Evidently it means immediate review, according to Word Detective it comes from the US Army where it describes the debrief that occurs immediately after a mission or patrol, possibly from the literal talking while showering, more likely from the practice soldiers have of dousing their weapons in hot water after an exercise.

I’d never seen it before, and nor had any other colleagues in the room. So I’ve asked people what it makes them think of, most people said either laundry or hot tubs (which might say more about them than the subject). But the most descriptive was “hotwash sounds like a painful spa treatment involving large muscular women twisting your body in weird ways”.

In this case it was referring to the last hour of an assessment day, when all teams will discuss their assessments and we’ll check any major inconsistencies.

If I’d been writing the agenda I would have put “4 – 5 pm Review Assessments”, but then, I’m not a management consultant.

Image: Weekly Laundry | Stefan | CC BY-NC-SA 2.0

Cyberslacking

Perfect subject for a Friday!

Cyberslacking refers to the use of a company’s computer and internet connection for personal activities when one should be doing work.

It’s not the occasional email, or lunchtime Facebook status check that’s deserves the name, it’s the excessive use of work time to play on the internet. Those times when you look up one little thing and 30 minutes later you’re in an internet black hole arguing, or buying another light sabre or watching cat videos. And of course mobile phones make it even easier.

It’s not a new thing, as early as 2000 reports flagged the cost of lost productivity as more than 50 billion USD in the US. The same report notes that companies were already taking action, putting in place specific internet use policies and firing the greatest violators – such as employees spending as much as 8 hours a day on gambling sites. More recent estimates put the costs to a business at 35 million per year for a company of just 1000 people, if each employee cyberslacked for an hour a day.

Some companies see this as a loss of productivity, effectively money down the drain and seek to monitor or to limit access to all non-work internet sites for all employees.

Employees find their own strategies; blocking access on work machines means they’ll use their own devices, trying to watch over their shoulder leads to cheeky solutions like the “look busy” button on Last Minute’s Australian site (it used to be on more of their sites, but apparently only the Australians kept their sense of humour).

There is some research showing that people who take internet breaks at work are more productive. I’m inclined to agree,  if people are busy with meaningful work and producing great results, brief internet breaks are not going to cause a dramatic drop in productivity.
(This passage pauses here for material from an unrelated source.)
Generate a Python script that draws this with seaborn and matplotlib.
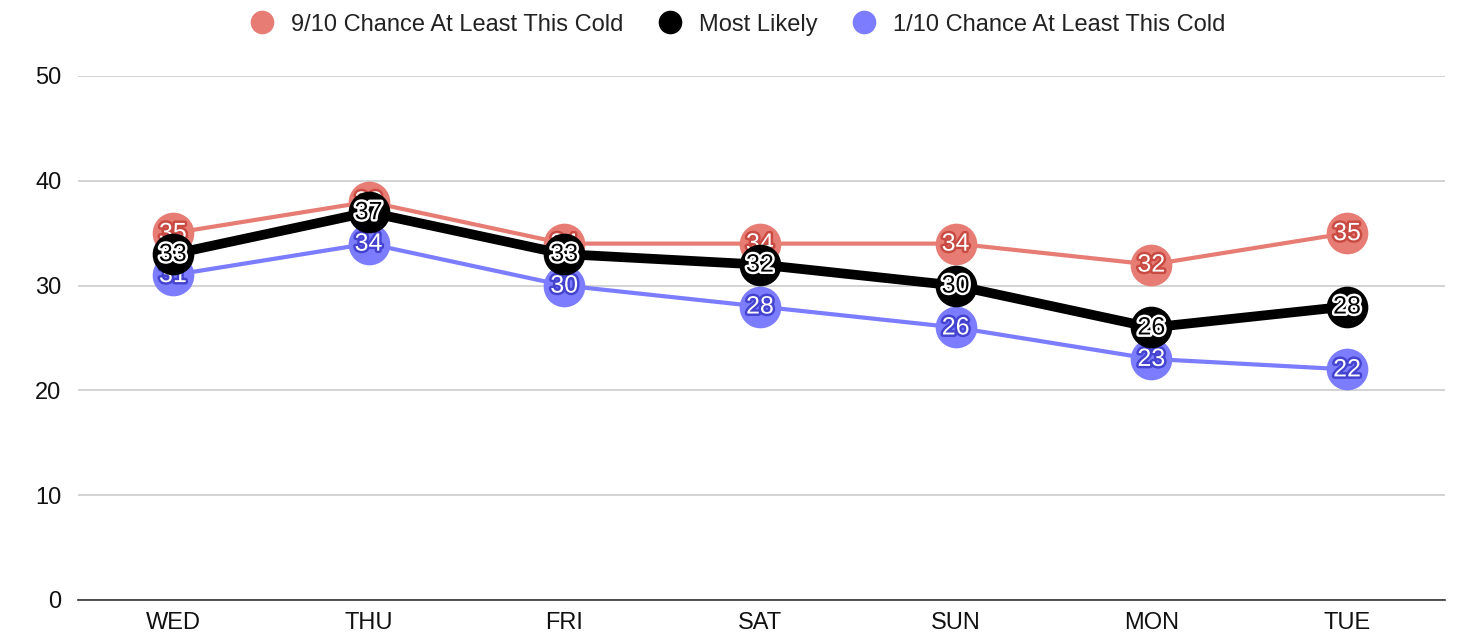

In fact if managers focus on results the fear of productivity loss goes away.

This holds true even in extreme cases; the guy playing on online gambling sites all day is unlikely to produce the expected quality of work – addressing that issue early could have a better outcome for both the company and the employee.

This focus on results is one of the key principles of the Results Only Work Environment (ROWE), in fact in a ROWE the time spent on the job becomes irrelevant, employees are trusted to use their judgement to plan their workdays. In my view it’s a much healthier than putting increasing layers of monitoring on employee’s use of internet.
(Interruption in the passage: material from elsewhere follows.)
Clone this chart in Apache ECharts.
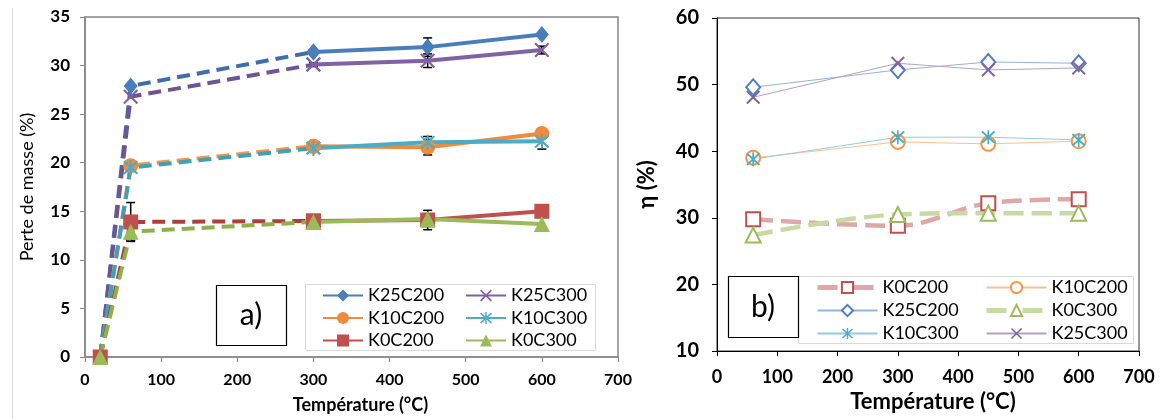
<!DOCTYPE html>
<html>
<head>
<meta charset="utf-8">
<script src="https://cdn.jsdelivr.net/npm/echarts@6/dist/echarts.min.js"></script>
<style>
html,body{margin:0;padding:0;background:#fff;}
#c{width:1161px;height:419px;}
</style>
</head>
<body>
<div id="c"></div>
<script>
// ---------- DATA ----------
// Chart a) : mass loss (%) vs temperature
const tempsA = [20, 60, 300, 450, 600];
const lossK25C200 = [0, 27.9, 31.4, 31.9, 33.2];
const lossK25C300 = [0, 26.8, 30.1, 30.5, 31.6];
const lossK10C200 = [0, 19.7, 21.7, 21.6, 23.0];
const lossK10C300 = [0, 19.5, 21.5, 22.1, 22.2];
const lossK0C200  = [0, 13.9, 14.0, 14.1, 15.0];
const lossK0C300  = [0, 12.9, 13.9, 14.2, 13.7];
// error bar half-widths (%)
const errK25C200 = [0, 0, 0, 0.95, 0];
const errK25C300 = [0, 0, 0.2, 0.7, 0.4];
const errK10C200 = [0, 0, 0.4, 0.8, 0];
const errK10C300 = [0, 0, 0.2, 0.6, 0.8];
const errK0C200  = [0, 2.0, 0, 1.0, 0];
const errK0C300  = [0, 0.9, 0, 0, 0];

// Chart b) : eta (%) vs temperature
const tempsB = [60, 300, 450, 600];
const etaK0C200  = [29.8, 28.8, 32.2, 32.8];
const etaK10C200 = [39.0, 41.4, 41.1, 41.5];
const etaK25C200 = [49.6, 52.2, 53.4, 53.2];
const etaK0C300  = [27.4, 30.5, 30.7, 30.7];
const etaK10C300 = [38.8, 42.1, 42.1, 41.7];
const etaK25C300 = [48.1, 53.2, 52.2, 52.5];

// ---------- STYLE ----------
const FONT = 'Lato, "Liberation Sans", sans-serif';
const xPath = 'path://M1,0 L5,4 L9,0 L10,1 L6,5 L10,9 L9,10 L5,6 L1,10 L0,9 L4,5 L0,1 Z';
const starPath = 'path://M1,0 L5,4 L9,0 L10,1 L6,5 L10,9 L9,10 L5,6 L1,10 L0,9 L4,5 L0,1 Z M4.4,-0.5 L5.6,-0.5 L5.6,10.5 L4.4,10.5 Z';

const seriesA = [
  {name:'K25C200', vals:lossK25C200, err:errK25C200, color:'#4A7EBB', dash:'#3E6DAA', symbol:'diamond', size:[14,17]},
  {name:'K25C300', vals:lossK25C300, err:errK25C300, color:'#7F62A3', dash:'#6E5492', symbol:xPath, size:15},
  {name:'K10C200', vals:lossK10C200, err:errK10C200, color:'#F08A3C', dash:'#F7964A', symbol:'circle', size:15},
  {name:'K10C300', vals:lossK10C300, err:errK10C300, color:'#4BACC6', dash:'#3FA0B8', symbol:starPath, size:15},
  {name:'K0C200',  vals:lossK0C200,  err:errK0C200,  color:'#C0504D', dash:'#A8403E', symbol:'rect', size:15},
  {name:'K0C300',  vals:lossK0C300,  err:errK0C300,  color:'#9BBB59', dash:'#8DB04A', symbol:'triangle', size:16}
];

const seriesB = [
  {name:'K0C200',  vals:etaK0C200,  color:'#C0504D', line:'#DFA7A6', symbol:'emptyRect', size:14, dashed:true, bw:2.5},
  {name:'K10C200', vals:etaK10C200, color:'#F79646', line:'#FAC090', symbol:'emptyCircle', size:14, dashed:false, bw:2.5},
  {name:'K25C200', vals:etaK25C200, color:'#4F81BD', line:'#95B3D7', symbol:'emptyDiamond', size:[14,16], dashed:false, bw:2.5},
  {name:'K0C300',  vals:etaK0C300,  color:'#9BBB59', line:'#C8DAA4', symbol:'emptyTriangle', size:15, dashed:true, bw:2.5},
  {name:'K10C300', vals:etaK10C300, color:'#4BACC6', line:'#93CDDD', symbol:starPath, size:14, dashed:false},
  {name:'K25C300', vals:etaK25C300, color:'#8064A2', line:'#B3A2C7', symbol:xPath, size:14, dashed:false}
];

const series = [];
// Chart a) solid parts (first so that legends use them)
seriesA.forEach(s => {
  series.push({
    type:'line', name:s.name, xAxisIndex:0, yAxisIndex:0,
    data: tempsA.slice(2).map((t,i)=>[t, s.vals[i+2]]),
    symbol:s.symbol, symbolSize:s.size, showSymbol:true,
    lineStyle:{color:s.color, width:4},
    itemStyle:{color:s.color, borderWidth:0},
    z:3
  });
});
// Chart a) dashed parts
seriesA.forEach(s => {
  series.push({
    type:'line', name:s.name + '_d', xAxisIndex:0, yAxisIndex:0,
    data: tempsA.slice(0,3).map((t,i)=>[t, s.vals[i]]),
    symbol:s.symbol, symbolSize:s.size,
    lineStyle:{color:s.dash, width:4, type:[13,7]},
    itemStyle:{color:s.color, borderWidth:0},
    z:2
  });
});
// Chart a) error bars (behind the lines and markers)
seriesA.forEach(s => {
  const d = [];
  tempsA.forEach((t,i)=>{ if (s.err[i] > 0) d.push([t, s.vals[i]-s.err[i], s.vals[i]+s.err[i]]); });
  series.push({
    type:'custom', name:s.name + '_e', xAxisIndex:0, yAxisIndex:0, z:1,
    data:d,
    renderItem:function(params, api){
      const x = api.value(0);
      const p1 = api.coord([x, api.value(1)]);
      const p2 = api.coord([x, api.value(2)]);
      const st = {stroke:'#000', lineWidth:1.5};
      return {type:'group', children:[
        {type:'line', shape:{x1:p1[0], y1:p1[1], x2:p2[0], y2:p2[1]}, style:st},
        {type:'line', shape:{x1:p1[0]-4.5, y1:p1[1], x2:p1[0]+4.5, y2:p1[1]}, style:st},
        {type:'line', shape:{x1:p2[0]-4.5, y1:p2[1], x2:p2[0]+4.5, y2:p2[1]}, style:st}
      ]};
    }
  });
});
// Chart b)
seriesB.forEach(s => {
  series.push({
    type:'line', name:'b:' + s.name, xAxisIndex:1, yAxisIndex:1,
    data: tempsB.map((t,i)=>[t, s.vals[i]]),
    symbol:s.symbol, symbolSize:s.size,
    smooth: s.dashed ? 0.35 : false,
    lineStyle: s.dashed ? {color:s.line, width:4.5, type:[20,8]} : {color:s.line, width:1},
    itemStyle:{color:s.color, borderColor:s.color, borderWidth: s.bw || 0},
    z: s.dashed ? 2 : 3
  });
});

const axisTextA = {color:'#000', fontFamily:FONT, fontWeight:'bold'};
const legendText = {fontFamily:FONT, fontSize:18, color:'#000', lineHeight:17};
const dashedLegendLine = {width:5, type:[20,16]};

const option = {
  animation:false,
  backgroundColor:'#fff',
  grid:[
    {left:85, top:17, width:533, height:343, show:true, borderColor:'#868686', borderWidth:1.5, backgroundColor:'transparent'},
    {left:717, top:18, width:422, height:333, show:true, borderColor:'#333', borderWidth:1, backgroundColor:'transparent'}
  ],
  xAxis:[
    {type:'value', gridIndex:0, min:0, max:700, interval:100,
     name:'Température (°C)', nameLocation:'middle', nameGap:39,
     nameTextStyle:{fontFamily:FONT, fontWeight:'bold', fontSize:18, color:'#000', padding:[0,0,0,18]},
     axisLine:{lineStyle:{color:'#868686', width:1.5}},
     axisTick:{inside:false, length:5, lineStyle:{color:'#868686'}},
     axisLabel:Object.assign({fontSize:16, margin:15}, axisTextA),
     splitLine:{show:false}},
    {type:'value', gridIndex:1, min:0, max:700, interval:100,
     name:'Température (°C)', nameLocation:'middle', nameGap:37,
     nameTextStyle:{fontFamily:FONT, fontWeight:'bold', fontSize:22, color:'#000', padding:[0,0,0,10]},
     axisLine:{lineStyle:{color:'#000', width:1}},
     axisTick:{inside:false, length:5, lineStyle:{color:'#000'}},
     axisLabel:Object.assign({fontSize:18, margin:17}, axisTextA),
     splitLine:{show:false}}
  ],
  yAxis:[
    {type:'value', gridIndex:0, min:0, max:35, interval:5,
     name:'Perte de masse (%)', nameLocation:'middle', nameGap:49, nameRotate:90,
     nameTextStyle:{fontFamily:FONT, fontSize:18, color:'#000'},
     axisLine:{show:true, lineStyle:{color:'#868686', width:1.5}},
     axisTick:{show:true, length:5, lineStyle:{color:'#868686'}},
     axisLabel:Object.assign({fontSize:17, margin:15}, axisTextA),
     splitLine:{show:false}},
    {type:'value', gridIndex:1, min:10, max:60, interval:10,
     name:'η (%)', nameLocation:'middle', nameGap:59, nameRotate:90,
     nameTextStyle:{fontFamily:FONT, fontSize:22, fontWeight:'bold', color:'#000'},
     axisLine:{show:true, lineStyle:{color:'#000', width:1}},
     axisTick:{show:true, length:5, lineStyle:{color:'#000'}},
     axisLabel:Object.assign({fontSize:20, margin:18}, axisTextA),
     splitLine:{show:false}}
  ],
  legend:[
    {data:['K25C200','K10C200','K0C200'], orient:'vertical', left:322, top:286.5, padding:0,
     itemWidth:40, itemHeight:15, itemGap:4.5, textStyle:legendText, selectedMode:false, z:20},
    {data:['K25C300','K10C300','K0C300'], orient:'vertical', left:465, top:286.5, padding:0,
     itemWidth:40, itemHeight:15, itemGap:4.5, textStyle:legendText, selectedMode:false, z:20},
    {data:[{name:'b:K0C200', lineStyle:dashedLegendLine},'b:K25C200','b:K10C300'], orient:'vertical', left:815, top:278.5, padding:0,
     itemWidth:60, itemHeight:14, itemGap:5, textStyle:legendText, selectedMode:false, z:20,
     formatter:n=>n.replace('b:','')},
    {data:['b:K10C200',{name:'b:K0C300', lineStyle:dashedLegendLine},'b:K25C300'], orient:'vertical', left:984, top:278.5, padding:0,
     itemWidth:60, itemHeight:14, itemGap:5, textStyle:legendText, selectedMode:false, z:20,
     formatter:n=>n.replace('b:','')}
  ],
  graphic:[
    {type:'line', shape:{x1:12.5, y1:8, x2:12.5, y2:419}, style:{stroke:'#D9D9D9', lineWidth:1}, z:0},
    {type:'rect', shape:{x:305.5, y:284.5, width:290, height:66}, style:{fill:'#fff', stroke:'#D9D9D9', lineWidth:1}, z:10},
    {type:'rect', shape:{x:216.5, y:285.5, width:70, height:60}, style:{fill:'#fff', stroke:'#000', lineWidth:1.2}, z:10},
    {type:'text', x:251, y:315, style:{text:'a)', font:'30px ' + FONT, fill:'#000', align:'center', verticalAlign:'middle', textAlign:'center', textVerticalAlign:'middle'}, z:11},
    {type:'rect', shape:{x:798.5, y:276.5, width:335, height:67}, style:{fill:'#fff', stroke:'#D9D9D9', lineWidth:1}, z:10},
    {type:'rect', shape:{x:728.5, y:276.5, width:70, height:61}, style:{fill:'#fff', stroke:'#000', lineWidth:1.2}, z:11},
    {type:'text', x:763, y:307, style:{text:'b)', font:'30px ' + FONT, fill:'#000', align:'center', verticalAlign:'middle', textAlign:'center', textVerticalAlign:'middle'}, z:12}
  ],
  series:series
};

const chart = echarts.init(document.getElementById('c'), null, {renderer:'canvas'});
chart.setOption(option);
</script>
</body>
</html>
I guess I’m in favour of mild cyberslacking.

Astroturfing

astro turfingIf you’ve ever seen a book on Amazon with a lot of vaguely positive reviews, or a hotel review on trip advisor with glowing reviews that don’t really match the photos, or a new restaurant with a suspiciously high number of reviews in its first week after opening, you may have stumbled across a case of astroturfing.

Astroturf is that fake grass seen in public sports parks, and astroturfing is, according to the Guardian;

the attempt to create an impression of widespread grassroots support for a policy, individual, or product, where little such support exists. Multiple online identities and fake pressure groups are used to mislead the public into believing that the position of the astroturfer is the commonly held view.

We know that people trust reviews and recommendations from family and friends, but we’ll also trust consumer reviews – even when we don’t know the reviewer – ahead of any form of company communication or advertising. So it’s not surprising that some companies and organisations try to co-opt the review process for their own purposes.

It might not seem to matter much, but reviews, recommendations and star rankings affect sales, Astroturfing puts that at risk. This has become such an issue for the world’s largest online retailer, Amazon, that they’re now building a technical solution to stop fake reviews.

There’s a more important potential issue at stake when this scales up, when Astroturfing is used by special interest groups it starts to influence public opinion, discredit dissenting voices,  and influence public policy as Sharyl Attkisson explains in this TEDx talk.

The signs she suggests to watch out for;

  • use of inflammatory language, for example;  crank quack nutty pseudo conspiracy
  • claiming to debug myths that aren’t myths
  • attacking the people and organisations surrounding an issue rather than addressing the facts

I’d add blocking or deleting comments from dissenters in online discussions.

As the video makes clear this is a tactic used by marketers and lobbyists, and it’s one we, as consumers need to be aware of as we read reviews and follow online discussions. And online retailers need to follow Amazon’s example and build engines to reduce the impact of astroturfers.

Burning Platform

Burning Platform

“We need to define what’s the burning platform”.

We’ve probably all heard this term, and the mental image conveys a sense of crisis and urgency. The origin is even more explicit, it comes from a (possibly apocryphal) story of a man faced with an urgent choice of certain death on an oil rig that was burning or potential death from hypothermia (or sharks) by jumping into the water below. According to the story he jumped and survived.

However the decision facing us in the meeting when I heard the term used was not a crisis, nor was there any urgency (except that imposed by our own project), nor was their a fire, and whatever the decision no lives would be lost.

So what does the term mean now?

In this case, judging by the context, the sentence meant “we need to define the business reason for this change”. It’s supposed to give a sense of urgency to inspire business change. But that’s far less exciting than leaping flames and swirling smoke.